DON'T SHARE NUISANCE.
Live-in relationships more likely to go nowhere
They often result in hanging on for years in an unsuitable relationship.
Melbourne: According to an Australian family researcher, men and women who start living together while still in the early stages of their relationship risk ending up single.
Ruth Weston, the principal research fellow at the Australian Institute of Family Studies, said that young people think the living together before marriage is "a fun thing to do", and believe in taking "each day as it comes".
However, she warns that this often results in hanging on for years in an unsuitable relationship.
As a result when they eventually break off, it might take them a long time to find a new partner. And, as far as women are concerned, it might also mean that they may have lost their chance of having children.
"In the old days people might go 'steady' but there was still opportunity to meet others. Now once you are living with someone you are cheating if you see someone else. When you cohabit it adds a sense of commitment to a relationship that might be going nowhere," Weston said.
The researchers analysed 2006 census data, which revealed that 35 per cent of women, and 41 percent of men aged 30 to 34, are single.
Among women aged 35-39, it is 31 per cent and for men 35 per cent.
"This is a lot of people in their mid- and late 30s without a partner, although some would have once had a partner," Weston said.
Analysis wherein it was found that marriage rates have been falling for decades while the cohabitation rate has risen for all age groups is published in Family Relationships Quarterly.
Weston said that since the last census, the divorce rate appears to have reached a plateau, or even fallen and living together has become more unstable. More people were splitting before they married.

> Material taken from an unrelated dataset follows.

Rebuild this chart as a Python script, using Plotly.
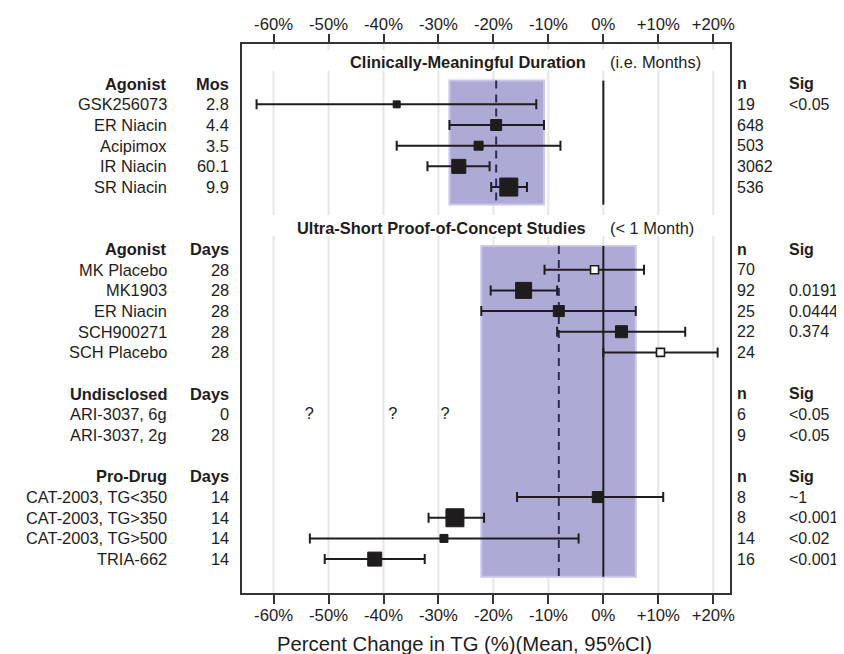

She also said that the fragility of live-in relationships had contributed to a 15-year decline in partnering rates - the proportion of men and women in there 30s who had neither a spouse nor live-in partner. The fall in partnering rates was precipitous between 1996 and 2001 and had since slowed down but not reversed.
"The rate is still high in relation to what we know young people want," Weston said.
"They enter prematurely but can linger on and waste their time," she said.
The results of the analysis reveals that for the first time that almost as many men in their late 20s who have a partner are living with them rather than being married to them.
46 per cent of the partnered men aged 25-29 were cohabitors, up from 38 per cent in 2001. For partnered men in there early 20s, about 75 per cent were cohabitors.
Another researcher, Professor Janeen Baxter, of the University of Queensland, has shown that cohabitors may have at least one advantage over married couples - men do more housework than women.
She said there was "more equality in cohabiting relationships.